**GOAL**: The line holding "1.8e-8, 1.86e-8, 1.86e-8];" is the last one to output; start at the first line of the data, keep every line in between exactly, and leave out pictures.

**GIVEN DATA**:
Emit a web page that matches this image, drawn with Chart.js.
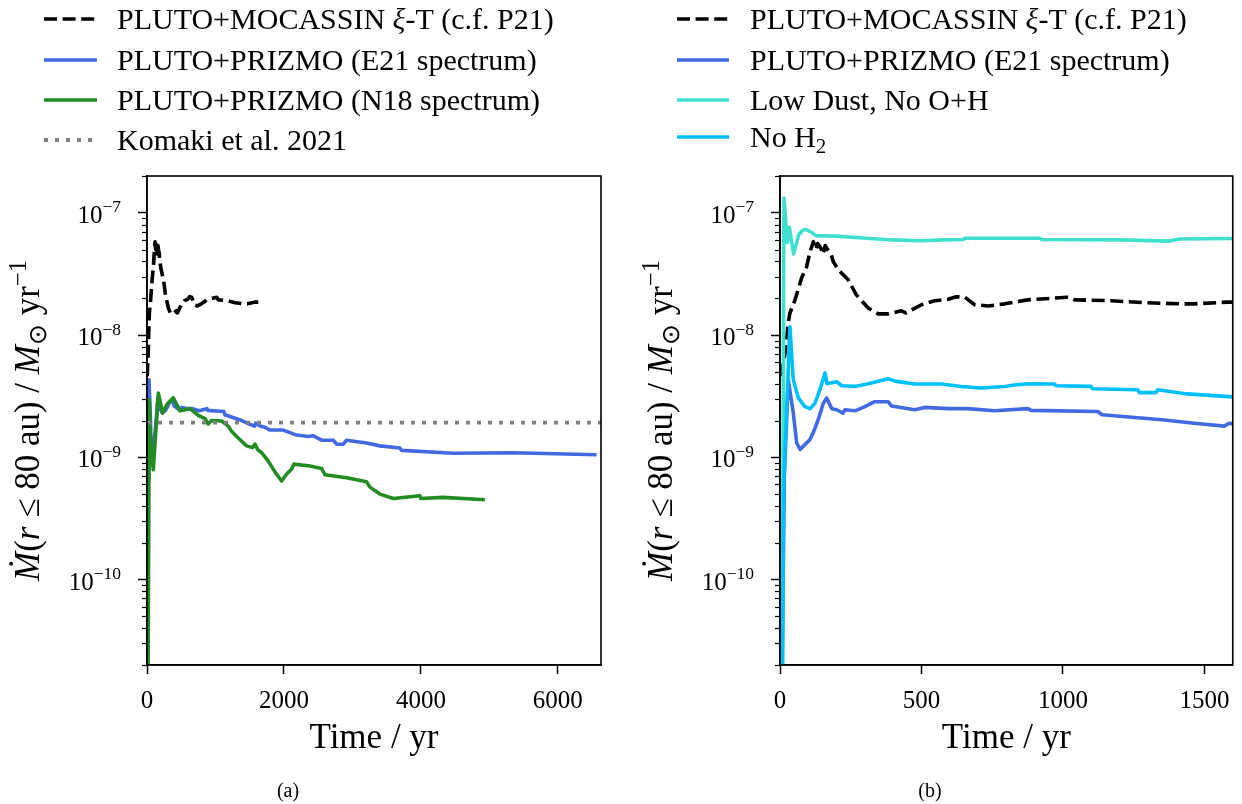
<!DOCTYPE html>
<html>
<head>
<meta charset="utf-8">
<script src="https://cdn.jsdelivr.net/npm/chart.js@4.4.1/dist/chart.umd.min.js"></script>
<style>
  html, body { margin: 0; padding: 0; background: #fff; }
  #wrap { position: relative; width: 1242px; height: 804px; }
  canvas { position: absolute; top: 0; }
  #leftChart { left: 0; }
  #rightChart { left: 621px; }
</style>
</head>
<body>
<div id="wrap">
  <canvas id="leftChart" width="621" height="804"></canvas>
  <canvas id="rightChart" width="621" height="804"></canvas>
</div>
<script>
// PLUTO+MOCASSIN xi-T (black dashed), shared by both panels
const mocassinTime = [3, 18, 30, 35, 53, 76, 94, 106, 118, 127, 133, 145, 152, 160, 168, 180, 188, 200, 218, 241, 270, 312, 347, 382, 429, 445, 464, 500, 547, 594, 623, 653, 688, 735, 794, 876, 1017, 1041, 1170, 1287, 1417, 1464, 1581, 1625];
const mocassinRate = [4.6e-9, 7.1e-9, 1.3e-8, 1.51e-8, 1.94e-8, 2.91e-8, 3.62e-8, 4.8e-8, 5.8e-8, 5.0e-8, 5.6e-8, 5.1e-8, 4.6e-8, 5.4e-8, 5.0e-8, 4.6e-8, 4.0e-8, 3.6e-8, 3.2e-8, 2.83e-8, 2.13e-8, 1.66e-8, 1.49e-8, 1.49e-8, 1.58e-8, 1.52e-8, 1.6e-8, 1.77e-8, 1.91e-8, 1.96e-8, 2.06e-8, 2.04e-8, 1.77e-8, 1.73e-8, 1.8e-8, 1.94e-8, 2.04e-8, 1.94e-8, 1.91e-8, 1.84e-8, 1.8e-8, 1.8e-8, 1.86e-8, 1.86e-8];

// PLUTO+PRIZMO (E21 spectrum), shared by both panels
const e21Time = [2, 15, 29, 47, 59, 71, 88, 106, 118, 135, 153, 165, 183, 200, 223, 229, 265, 300, 335, 382, 394, 476, 511, 594, 664, 758, 876, 887, 1123, 1138, 1350, 1464, 1570, 1587, 1650, 1723, 1796, 1990, 2185, 2355, 2428, 2550, 2720, 2769, 2866, 2915, 3207, 3401, 3693, 3718, 4472, 5348, 6565];
const e21Rate = [1e-12, 6.6e-10, 4.3e-9, 2.3e-9, 1.31e-9, 1.16e-9, 1.27e-9, 1.4e-9, 1.6e-9, 2.03e-9, 2.77e-9, 3.05e-9, 2.5e-9, 2.45e-9, 2.3e-9, 2.45e-9, 2.4e-9, 2.6e-9, 2.85e-9, 2.85e-9, 2.63e-9, 2.45e-9, 2.56e-9, 2.5e-9, 2.5e-9, 2.4e-9, 2.5e-9, 2.42e-9, 2.37e-9, 2.23e-9, 2.03e-9, 1.9e-9, 1.8e-9, 1.9e-9, 1.8e-9, 1.76e-9, 1.67e-9, 1.67e-9, 1.52e-9, 1.48e-9, 1.5e-9, 1.38e-9, 1.38e-9, 1.28e-9, 1.28e-9, 1.38e-9, 1.31e-9, 1.24e-9, 1.19e-9, 1.14e-9, 1.08e-9, 1.09e-9, 1.05e-9];

// PLUTO+PRIZMO (N18 spectrum), left panel only
const n18Time = [5, 34, 50, 92, 165, 229, 290, 384, 482, 628, 749, 847, 895, 944, 1090, 1187, 1236, 1309, 1455, 1540, 1577, 1620, 1674, 1771, 1869, 1966, 2039, 2112, 2146, 2380, 2550, 2599, 2915, 3207, 3255, 3401, 3600, 3985, 4000, 4326, 4934];
const n18Rate = [1e-12, 2.96e-9, 1.4e-9, 7.9e-10, 3.36e-9, 2.3e-9, 2.7e-9, 3.07e-9, 2.4e-9, 2.5e-9, 2.2e-9, 2.07e-9, 1.87e-9, 2.0e-9, 1.98e-9, 1.8e-9, 1.63e-9, 1.48e-9, 1.24e-9, 1.2e-9, 1.28e-9, 1.15e-9, 1.09e-9, 9.3e-10, 7.6e-10, 6.4e-10, 7.3e-10, 8.0e-10, 8.8e-10, 8.5e-10, 8.1e-10, 7.2e-10, 6.8e-10, 6.3e-10, 5.7e-10, 5.0e-10, 4.6e-10, 4.85e-10, 4.6e-10, 4.7e-10, 4.5e-10];

// Komaki et al. 2021 reference level
const komakiRate = 1.92e-9;

// Low Dust, No O+H (right panel)
const lowDustTime = [6, 14, 26, 33, 48, 66, 80, 92, 112, 128, 200, 317, 400, 494, 580, 647, 655, 917, 925, 1199, 1376, 1411, 1600];
const lowDustRate = [1e-12, 1.32e-7, 5.7e-8, 7.6e-8, 4.6e-8, 6.6e-8, 7.2e-8, 7.3e-8, 6.9e-8, 6.5e-8, 6.45e-8, 6.17e-8, 6.0e-8, 5.9e-8, 6.0e-8, 6.05e-8, 6.2e-8, 6.2e-8, 6.05e-8, 6.0e-8, 5.87e-8, 6.1e-8, 6.17e-8];

// No H2 (right panel)
const noH2Time = [8, 13, 35, 47, 65, 88, 106, 123, 141, 159, 166, 200, 218, 265, 312, 382, 406, 476, 570, 641, 711, 794, 829, 876, 970, 976, 1099, 1105, 1264, 1270, 1329, 1335, 1440, 1600];
const noH2Rate = [1e-11, 6e-10, 1.17e-8, 4.3e-9, 3.05e-9, 2.6e-9, 2.5e-9, 2.75e-9, 3.57e-9, 4.9e-9, 4.0e-9, 4.15e-9, 3.85e-9, 3.8e-9, 4.0e-9, 4.4e-9, 4.2e-9, 3.98e-9, 3.98e-9, 3.8e-9, 3.69e-9, 3.8e-9, 3.9e-9, 4.0e-9, 3.98e-9, 3.85e-9, 3.8e-9, 3.64e-9, 3.57e-9, 3.38e-9, 3.38e-9, 3.57e-9, 3.3e-9, 3.12e-9];

// axis settings
const rateMin = 2e-11;
const rateMax = 2e-7;
const rateTicks = [1e-10, 1e-9, 1e-8, 1e-7];
const leftMaxTime = 6630;
const leftTimeTicks = [0, 2000, 4000, 6000];
const rightMaxTime = 1600;
const rightTimeTicks = [0, 500, 1000, 1500];

const serif = '"Liberation Serif", "Times New Roman", serif';

function fontFor(p, size) {
    return (p.it ? 'italic ' : '') + (size * (p.s || 1)).toFixed(1) + 'px ' + serif;
}

// draw a run of text pieces (italic / superscript / subscript) on one baseline
function drawRich(ctx, parts, x, y, size, align) {
    const widths = parts.map(p => { ctx.font = fontFor(p, size); return ctx.measureText(p.t).width; });
    const total = widths.reduce((a, b) => a + b, 0);
    let cx = align === 'center' ? x - total / 2 : (align === 'right' ? x - total : x);
    ctx.textAlign = 'left';
    ctx.textBaseline = 'alphabetic';
    parts.forEach((p, i) => {
        ctx.font = fontFor(p, size);
        ctx.fillText(p.t, cx, y + (p.dy || 0) * size);
        cx += widths[i];
    });
}

function toPoints(times, rates) {
    return times.map((t, i) => ({ x: t, y: rates[i] }));
}

function lineSet(label, times, rates, color, extra) {
    return Object.assign({
        label: label,
        data: toPoints(times, rates),
        borderColor: color,
        backgroundColor: color,
        borderWidth: 3.6,
        pointRadius: 0,
        pointHoverRadius: 0,
        tension: 0,
        fill: false,
        clip: 0,
        borderJoinStyle: 'round',
        borderCapStyle: 'butt',
    }, extra || {});
}

const yTitle = [
    { t: 'Ṁ', it: true }, { t: '(' }, { t: 'r', it: true }, { t: ' ≤ 80 au) / ' },
    { t: 'M', it: true }, { t: '⊙', s: 0.7, dy: 0.2 }, { t: ' yr' }, { t: '−1', s: 0.7, dy: -0.38 }
];

// frame, minor ticks, tick labels, titles, legend, panel tag
const paperPlugin = {
    id: 'paper',
    afterDraw(chart, args, opts) {
        const ctx = chart.ctx;
        const area = chart.chartArea;
        const ys = chart.scales.y;
        ctx.save();

        // minor log ticks
        ctx.strokeStyle = '#000';
        ctx.lineWidth = 1.2;
        for (let e = -11; e <= -7; e++) {
            for (let m = 2; m <= 9; m++) {
                const v = m * Math.pow(10, e);
                if (v < rateMin * 0.999 || v > rateMax * 1.001) continue;
                const py = Math.round(ys.getPixelForValue(v)) + 0.5;
                ctx.beginPath();
                ctx.moveTo(area.left - 5, py);
                ctx.lineTo(area.left, py);
                ctx.stroke();
            }
        }

        // frame
        ctx.lineWidth = 1.6;
        ctx.strokeRect(area.left, area.top, area.right - area.left, area.bottom - area.top);

        ctx.fillStyle = '#000';
        // y tick labels 10^n
        rateTicks.forEach(v => {
            const py = ys.getPixelForValue(v);
            const n = Math.round(Math.log10(v));
            drawRich(ctx, [{ t: '10' }, { t: '−' + Math.abs(n), s: 0.7, dy: -0.42 }],
                area.left - 26, py + 10, 25, 'right');
        });

        // x title
        drawRich(ctx, [{ t: 'Time / yr' }], (area.left + area.right) / 2, 748, 35, 'center');

        // y title (rotated)
        ctx.save();
        ctx.translate(opts.yTitleX, (area.top + area.bottom) / 2);
        ctx.rotate(-Math.PI / 2);
        drawRich(ctx, yTitle, 0, 11, 35, 'center');
        ctx.restore();

        // legend
        opts.legend.forEach((item, i) => {
            const ds = chart.data.datasets[item.ds];
            const ry = opts.legendRows[i];
            ctx.save();
            ctx.strokeStyle = ds.borderColor;
            ctx.lineWidth = ds.borderWidth;
            ctx.setLineDash(ds.borderDash || []);
            ctx.lineCap = ds.borderCapStyle;
            ctx.beginPath();
            ctx.moveTo(opts.handleX0, ry);
            ctx.lineTo(opts.handleX1, ry);
            ctx.stroke();
            ctx.restore();
            ctx.fillStyle = '#000';
            drawRich(ctx, item.parts, opts.textX, ry + 10, 30, 'left');
        });

        // panel tag
        drawRich(ctx, [{ t: opts.tag }], opts.tagX, 797, 20, 'center');
        ctx.restore();
    }
};

function makeOptions(maxTime, timeTicks, yWidth, rightPad, paperOpts) {
    return {
        responsive: false,
        animation: false,
        devicePixelRatio: 1,
        layout: { padding: { left: 0, right: rightPad, top: 176, bottom: 0 } },
        plugins: {
            legend: { display: false },
            tooltip: { enabled: false },
            paper: paperOpts,
        },
        scales: {
            x: {
                type: 'linear',
                min: 0,
                max: maxTime,
                afterBuildTicks: scale => { scale.ticks = timeTicks.map(v => ({ value: v })); },
                afterFit: scale => { scale.height = 139; },
                grid: { drawOnChartArea: false, drawTicks: true, tickLength: 9, tickWidth: 1.5, tickColor: '#000' },
                border: { display: true, color: '#000', width: 1.6 },
                ticks: {
                    color: '#000',
                    padding: 12,
                    maxRotation: 0,
                    font: { family: serif, size: 25 },
                    callback: v => String(v),
                },
            },
            y: {
                type: 'logarithmic',
                min: rateMin,
                max: rateMax,
                afterBuildTicks: scale => { scale.ticks = rateTicks.map(v => ({ value: v })); },
                afterFit: scale => { scale.width = yWidth; },
                grid: { drawOnChartArea: false, drawTicks: true, tickLength: 9, tickWidth: 1.5, tickColor: '#000' },
                border: { display: true, color: '#000', width: 1.6 },
                ticks: { display: false },
            },
        },
    };
}

function stackOrder(sets) {
    sets.forEach((d, i) => { d.order = sets.length - i; });
    return sets;
}

const mocassinLabel = [{ t: 'PLUTO+MOCASSIN ' }, { t: 'ξ', it: true }, { t: '-T (c.f. P21)' }];
const e21Label = [{ t: 'PLUTO+PRIZMO (E21 spectrum)' }];

// panel (a)
const leftSets = stackOrder([
    lineSet('PLUTO+MOCASSIN ξ-T (c.f. P21)', mocassinTime, mocassinRate, '#000000', { borderDash: [13, 5.6] }),
    lineSet('PLUTO+PRIZMO (E21 spectrum)', e21Time, e21Rate, '#4169e1'),
    lineSet('PLUTO+PRIZMO (N18 spectrum)', n18Time, n18Rate, '#228b22'),
    lineSet('Komaki et al. 2021', [0, leftMaxTime], [komakiRate, komakiRate], '#808080', { borderDash: [4, 7], borderWidth: 3.8 }),
]);

new Chart(document.getElementById('leftChart').getContext('2d'), {
    type: 'line',
    data: { datasets: leftSets },
    options: makeOptions(leftMaxTime, leftTimeTicks, 147, 20, {
        yTitleX: 28,
        tag: '(a)',
        tagX: 288,
        handleX0: 44,
        handleX1: 97,
        textX: 117,
        legendRows: [19, 60, 100, 140],
        legend: [
            { ds: 0, parts: mocassinLabel },
            { ds: 1, parts: e21Label },
            { ds: 2, parts: [{ t: 'PLUTO+PRIZMO (N18 spectrum)' }] },
            { ds: 3, parts: [{ t: 'Komaki et al. 2021' }] },
        ],
    }),
    plugins: [paperPlugin],
});

// panel (b)
const rightSets = stackOrder([
    lineSet('PLUTO+MOCASSIN ξ-T (c.f. P21)', mocassinTime, mocassinRate, '#000000', { borderDash: [13, 5.6] }),
    lineSet('PLUTO+PRIZMO (E21 spectrum)', e21Time, e21Rate, '#4169e1'),
    lineSet('Low Dust, No O+H', lowDustTime, lowDustRate, '#40e0d0'),
    lineSet('No H2', noH2Time, noH2Rate, '#00bfff'),
]);

new Chart(document.getElementById('rightChart').getContext('2d'), {
    type: 'line',
    data: { datasets: rightSets },
    options: makeOptions(rightMaxTime, rightTimeTicks, 159, 9, {
        yTitleX: 40,
        tag: '(b)',
        tagX: 309,
        handleX0: 56,
        handleX1: 108,
        textX: 129,
        legendRows: [19, 60, 100, 137],
        legend: [
            { ds: 0, parts: mocassinLabel },
            { ds: 1, parts: e21Label },
            { ds: 2, parts: [{ t: 'Low Dust, No O+H' }] },
            { ds: 3, parts: [{ t: 'No H' }, { t: '2', s: 0.7, dy: 0.2 }] },
        ],
    }),
    plugins: [paperPlugin],
});
</script>
</body>
</html>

**FINISHED ANSWER**:
Emit a web page that matches this image, drawn with Chart.js.
<!DOCTYPE html>
<html>
<head>
<meta charset="utf-8">
<script src="https://cdn.jsdelivr.net/npm/chart.js@4.4.1/dist/chart.umd.min.js"></script>
<style>
  html, body { margin: 0; padding: 0; background: #fff; }
  #wrap { position: relative; width: 1242px; height: 804px; }
  canvas { position: absolute; top: 0; }
  #leftChart { left: 0; }
  #rightChart { left: 621px; }
</style>
</head>
<body>
<div id="wrap">
  <canvas id="leftChart" width="621" height="804"></canvas>
  <canvas id="rightChart" width="621" height="804"></canvas>
</div>
<script>
// PLUTO+MOCASSIN xi-T (black dashed), shared by both panels
const mocassinTime = [3, 18, 30, 35, 53, 76, 94, 106, 118, 127, 133, 145, 152, 160, 168, 180, 188, 200, 218, 241, 270, 312, 347, 382, 429, 445, 464, 500, 547, 594, 623, 653, 688, 735, 794, 876, 1017, 1041, 1170, 1287, 1417, 1464, 1581, 1625];
const mocassinRate = [4.6e-9, 7.1e-9, 1.3e-8, 1.51e-8, 1.94e-8, 2.91e-8, 3.62e-8, 4.8e-8, 5.8e-8, 5.0e-8, 5.6e-8, 5.1e-8, 4.6e-8, 5.4e-8, 5.0e-8, 4.6e-8, 4.0e-8, 3.6e-8, 3.2e-8, 2.83e-8, 2.13e-8, 1.66e-8, 1.49e-8, 1.49e-8, 1.58e-8, 1.52e-8, 1.6e-8, 1.77e-8, 1.91e-8, 1.96e-8, 2.06e-8, 2.04e-8, 1.77e-8, 1.73e-8, 1.8e-8, 1.94e-8, 2.04e-8, 1.94e-8, 1.91e-8, 1.84e-8, 1.8e-8, 1.8e-8, 1.86e-8, 1.86e-8];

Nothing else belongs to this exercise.